The initial launch consisted of sub indices referencing the interest component of FNCL 2009 vintage 4s, 4.5s and 5s. Additional sub indices, including for FHLMC Gold and GNMA, will be launched on a semi-annual basis with the next date scheduled for Sept. 12.
According to Markit marketing materials, a long position on the index replicates the purchase of the interest component of an agency pool funding the transaction at Libor, while a short position pays the coupon on the index on swap notional.
While other attempts at new agency MBS products have had limited success, RBS Greenwich analysts believe IOS have a better chance of success.
Among some of its strengths they noted are strong dealer support with 10 market makers on board so far; as a derivative, IOS is less capital-intensive than a cash investment; there are no size limitations as it is a synthetic; it may trade more efficiently than cash IOs as IOs do not result in a PO creation; and it should attract new macro-oriented investors.

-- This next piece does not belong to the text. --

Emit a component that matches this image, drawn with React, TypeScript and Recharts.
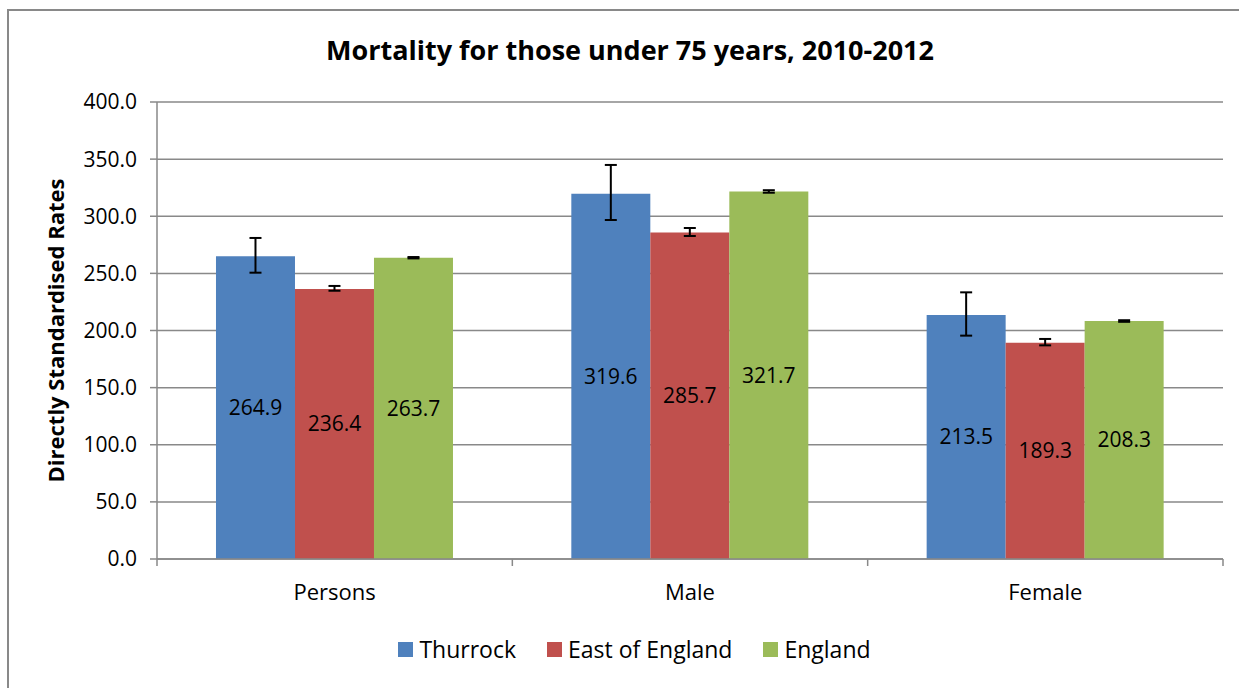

Regarding the latter, Deutsche Bank Securities analysts added that aside from "providing an excellent hedging vehicle to servicers to manage their prepayment risks, the indices also provide (macro) investors an instrument for expressing their views on the mortgage basis and the direction of prepayment speeds."
They also believe the indices could be useful for the GSEs to hedge cashflows in their guaranty book of business.
Still, Deutsche analysts noted that the product's success and liquidity rests particularly on the dealers' willingness to take the opposite side of the trade from servicers and GSEs, which are natural sellers of these new indices.
Weaknesses of the product that RBS cited include counterparty risks, pricing of the IOS might not reflect cash IO market or fundamentals, and lack of cash delivery option further disconnects pricing from cash markets.